Rafael de Rueda fue el último cordobés que pintó el cartel de la Semana Santa de su ciudad y aquella vez no se anunció su nombre en otoño ni se hizo una foto con los demás pregoneros. En enero de 2016 se presentó la obra y él estaba como autor. Si se hubiera sabido que él trabajaba en el cartel de la Semana Santa de Córdoba, casi todo el mundo que lo conoce habría sido capaz de adivinar que iba a plasmar a María Santísima de la Caridad. Es la cofradía de su barrio y de su familia, y él mismo vio nacer a esa Dolorosa que agota los adjetivos en el taller de Miguel Ángel González Jurado, y tuvo la idea de que fuese para el Buen Suceso. Casi no podía ser otra y así fue: la pintó con el fondo del Cristo de los Faroles, por donde pasó tantos años. Juan Hidalgo del Moral tampoco tenía más opción creativa que sacar a su Virgen de las Angustias y los que encargasen el cartel a Ginés Liébana sospecharían que la protagonista sería Nuestra Señora de los Dolores.
El artista, si lo es, plasma menos la realidad que la forma en que él la mira, y al invitar a los pintores a anunciar la Semana Santa de alguna forma se les pide que sean pregoneros sinceros: para que suene auténtico, tienen que contar la fiesta tal y como la viven o como la recuerdan, con las tripas en la mano. Las dotes de cada uno con los pinceles y su pericia para manejar ciertas claves se unirían con la sinceridad para conseguir el impacto.
Rafa Rueda, Juan Hidalgo y Ginés Liébana, y también Valentín Moyano con la fotografía de su Cristo de las Penas en el interior de la Catedral, tenían en común no el ser cordobeses, sino la capacidad de poder contar de primera mano la Semana Santa de Córdoba por haberla aprendido en su aire y en sus calles, a veces de niños y otras veces con la eterna juventud de los adultos en esos días que ahora están prohibidos. Los que los conocieran podían adivinar qué imagenes iban a salir, pero no el enfoque ni la forma en que aparecerían, que ahí estaba ya el genio creador. Estos artistas cordobeses no habían visto a las imágenes por fotografías, sino que las llevaban en la sangre, pero la sangre era propia y se movía por las venas y las arterias según su corazón.

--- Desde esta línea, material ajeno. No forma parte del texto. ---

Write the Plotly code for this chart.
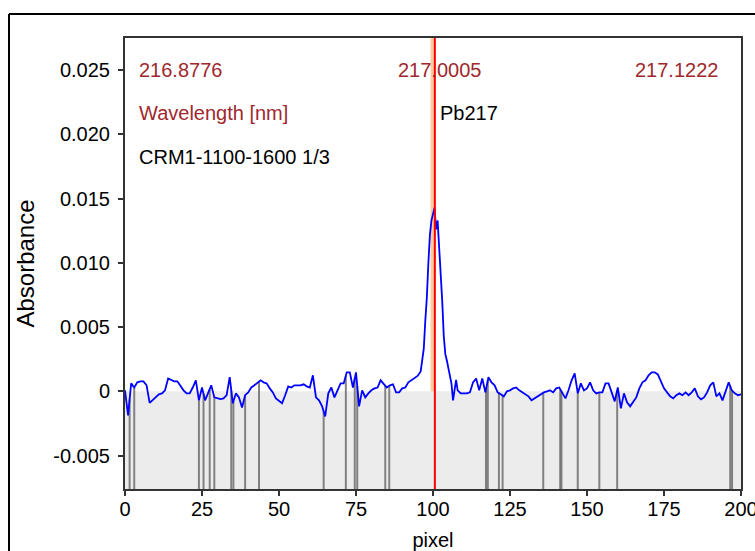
import numpy as np
import plotly.graph_objects as go

# ---- data ----
pixels = list(range(0, 96)) + [96, 96.5, 97, 97.5, 98, 98.5, 99, 99.5, 100, 100.5, 101, 101.5,
                               102, 102.5, 103, 103.5, 104, 104.5, 105, 105.5, 106, 106.5, 107,
                               107.5, 108] + list(range(109, 201))

absorbance = [
    # 0-9
    0.00008, -0.00187, 0.00062, 0.00030, 0.00070, 0.00078, 0.00078, 0.00047, -0.00090, -0.00070,
    # 10-19
    -0.00047, -0.00023, -0.00016, 0.00008, 0.00100, 0.00086, 0.00078, 0.00078, 0.00039, 0.00008,
    # 20-29
    -0.00016, -0.00016, 0.00030, 0.00086, -0.00070, 0.00030, -0.00070, -0.00016, 0.00047, -0.00047,
    # 30-39
    -0.00055, -0.00060, -0.00055, -0.00030, 0.00110, -0.00093, -0.00016, -0.00047, -0.00125, -0.00030,
    # 40-49
    -0.00008, 0.00030, 0.00047, 0.00070, 0.00086, 0.00070, 0.00062, 0.00023, -0.00008, -0.00055,
    # 50-59
    -0.00078, -0.00093, -0.00030, 0.00039, 0.00030, 0.00047, 0.00047, 0.00047, 0.00055, 0.00039,
    # 60-69
    0.00030, 0.00125, -0.00047, -0.00070, -0.00117, -0.00195, -0.00016, 0.00030, -0.00047, 0.00008,
    # 70-79
    0.00062, 0.00062, 0.00148, 0.00148, 0.00030, 0.00148, -0.00117, 0.00008, -0.00047, -0.00016,
    # 80-89
    0.00008, 0.00023, 0.00030, 0.00086, 0.00062, 0.00030, 0.00047, 0.00055, -0.00008, -0.00008,
    # 90-95
    0.00023, 0.00030, 0.00070, 0.00085, 0.00100, 0.00120,
    # 96-108 (half steps)
    0.00155, 0.00240, 0.00330, 0.00550, 0.00730, 0.01000, 0.01220, 0.01330, 0.01390, 0.01430,
    0.01260, 0.01330, 0.01120, 0.00950, 0.00700, 0.00430, 0.00290, 0.00240, 0.00180, 0.00130,
    0.00060, -0.00070, 0.00030, 0.00090, 0.00008,
    # 109-119
    -0.00016, -0.00016, -0.00016, -0.00008, 0.00070, 0.00100, 0.00008, 0.00100, -0.00008, 0.00110, 0.00070,
    # 120-129
    0.00047, -0.00008, -0.00023, -0.00039, 0.00000, 0.00008, 0.00023, 0.00030, 0.00008, -0.00008,
    # 130-139
    -0.00023, -0.00039, -0.00070, -0.00055, -0.00039, -0.00023, -0.00008, 0.00000, 0.00008, -0.00008,
    # 140-149
    0.00023, 0.00030, -0.00016, -0.00055, 0.00008, 0.00086, 0.00140, -0.00016, 0.00062, 0.00008,
    # 150-159
    0.00023, 0.00070, 0.00008, -0.00016, -0.00008, -0.00008, 0.00062, 0.00062, -0.00008, -0.00078,
    # 160-169
    0.00030, -0.00132, -0.00016, -0.00086, -0.00117, -0.00086, -0.00047, 0.00023, 0.00070, 0.00086,
    # 170-179
    0.00125, 0.00148, 0.00148, 0.00132, 0.00070, 0.00023, -0.00008, -0.00039, -0.00055, -0.00030,
    # 180-189
    -0.00016, -0.00030, -0.00008, -0.00030, -0.00008, 0.00023, -0.00039, -0.00062, -0.00047, -0.00008,
    # 190-200
    0.00047, 0.00070, -0.00039, -0.00016, -0.00070, -0.00008, 0.00070, 0.00008, -0.00016, -0.00030, -0.00023,
]

bad_pixels = [1.5, 3, 24, 25.5, 27.5, 29, 34.5, 35.2, 39, 43.5, 64.5, 71.7, 74.6, 75.4, 84.5,
              85.8, 117.2, 117.8, 121.4, 122.6, 135.8, 141.3, 141.7, 147, 154, 159.8, 196.5, 197.1]

line_pixel = 100.6
band_pixels = [99.2, 100.4]

x_ticks = [0, 25, 50, 75, 100, 125, 150, 175, 200]
y_ticks = [-0.005, 0, 0.005, 0.010, 0.015, 0.020, 0.025]
y_ticklabels = ["-0.005", "0", "0.005", "0.010", "0.015", "0.020", "0.025"]

wl_left, wl_mid, wl_right = "216.8776", "217.0005", "217.1222"
element_label = "Pb217"
sample_label = "CRM1-1100-1600 1/3"

# ---- figure ----
Y_MIN, Y_MAX = -0.0076, 0.0275
FONT = "Liberation Sans, Arial, sans-serif"
DARKRED = "#a0282d"

fig = go.Figure()

# bad pixel markers
tops = np.interp(bad_pixels, pixels, absorbance)
gx, gy = [], []
for p, t in zip(bad_pixels, tops):
    gx += [p, p, None]
    gy += [Y_MIN, float(t), None]
fig.add_trace(go.Scatter(x=gx, y=gy, mode="lines",
                         line=dict(color="rgba(110,110,110,0.85)", width=2),
                         hoverinfo="skip", showlegend=False))

fig.add_trace(go.Scatter(x=pixels, y=absorbance, mode="lines",
                         line=dict(color="#0000ff", width=1.8),
                         showlegend=False))

shapes = [
    dict(type="rect", xref="x", yref="y", x0=0, x1=200, y0=Y_MIN, y1=0,
         fillcolor="#ececec", line=dict(width=0), layer="below"),
    dict(type="rect", xref="x", yref="paper", x0=band_pixels[0], x1=band_pixels[1], y0=0, y1=1,
         fillcolor="#fccc9e", line=dict(width=0), layer="below"),
    dict(type="line", xref="x", yref="paper", x0=line_pixel, x1=line_pixel, y0=0, y1=1,
         line=dict(color="#ff0000", width=2), layer="above"),
    # outer frame
    dict(type="line", xref="paper", yref="paper", x0=-0.1883, x1=-0.1883, y0=-0.2, y1=1.0532,
         line=dict(color="black", width=2)),
    dict(type="line", xref="paper", yref="paper", x0=-0.1883, x1=1.1, y0=1.0532, y1=1.0532,
         line=dict(color="black", width=2)),
]

annotations = [
    dict(text=wl_left, xref="paper", yref="paper", x=0.0195, y=0.929, xanchor="left",
         yanchor="middle", showarrow=False, font=dict(color=DARKRED, size=20, family=FONT)),
    dict(text=wl_mid, xref="paper", yref="paper", x=0.510, y=0.929, xanchor="center",
         yanchor="middle", showarrow=False, font=dict(color=DARKRED, size=20, family=FONT)),
    dict(text=wl_right, xref="paper", yref="paper", x=0.966, y=0.929, xanchor="right",
         yanchor="middle", showarrow=False, font=dict(color=DARKRED, size=20, family=FONT)),
    dict(text="Wavelength [nm]", xref="paper", yref="paper", x=0.0195, y=0.834, xanchor="left",
         yanchor="middle", showarrow=False, font=dict(color=DARKRED, size=20, family=FONT)),
    dict(text=element_label, xref="paper", yref="paper", x=0.508, y=0.834, xanchor="left",
         yanchor="middle", showarrow=False, font=dict(color="black", size=20, family=FONT)),
    dict(text=sample_label, xref="paper", yref="paper", x=0.0195, y=0.736, xanchor="left",
         yanchor="middle", showarrow=False, font=dict(color="black", size=20, family=FONT)),
]

fig.update_layout(
    width=755, height=551, autosize=False,
    margin=dict(l=125, r=14, t=38, b=62, pad=0),
    paper_bgcolor="white", plot_bgcolor="white",
    font=dict(family=FONT, size=20, color="black"),
    shapes=shapes, annotations=annotations,
    xaxis=dict(range=[0, 200], tickvals=x_ticks, showgrid=False, zeroline=False,
               showline=True, linecolor="#333333", linewidth=2, mirror=True,
               ticks="outside", ticklen=5, tickwidth=1.5, tickcolor="#333333",
               ticklabelstandoff=-4, ticklabeloverflow="allow", automargin=False,
               title=dict(text="pixel", font=dict(size=20), standoff=20)),
    yaxis=dict(range=[Y_MIN, Y_MAX], tickvals=y_ticks, ticktext=y_ticklabels,
               showgrid=False, zeroline=False, automargin=False,
               showline=True, linecolor="#333333", linewidth=2, mirror=True,
               ticks="outside", ticklen=5, tickwidth=1.5, tickcolor="#333333",
               ticklabelstandoff=4,
               title=dict(text="Absorbance", font=dict(size=24), standoff=12)),
)

fig.write_html("out.html")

En esta época de los carteles se ha hecho una industria con calidad indudable y también con el don de cierto moderno comercio para viajar de un sitio a otro. Antes para probar un plato típico había que viajar y hoy un par de teclas lo llevan a casa y por unos pocos euros más se personaliza a gusto del que paga. Se customiza. A cualquiera le gusta probar un buen queso de Cabrales sin tener que viajar a Asturias, aunque eso siempre sea un placer.
De vez en cuando la customización toca teclas tan altas que emociona a quien lo recibe, como aquella Córdoba silenciosa y poética que Fernando Vaquero recreó a los pies de la Virgen de las Tristezas entre Cántico y Julio Romero de Torres. Otras veces alguien cae en la cuenta de que el vino, el queso y las chacinas siempre saben mejor en su tierra y quizá no haga falta tanto viaje cuando la denominación de origen más cercana lo hace más auténtico y más cercano a este aire, aunque parezca que por Amazon mola más.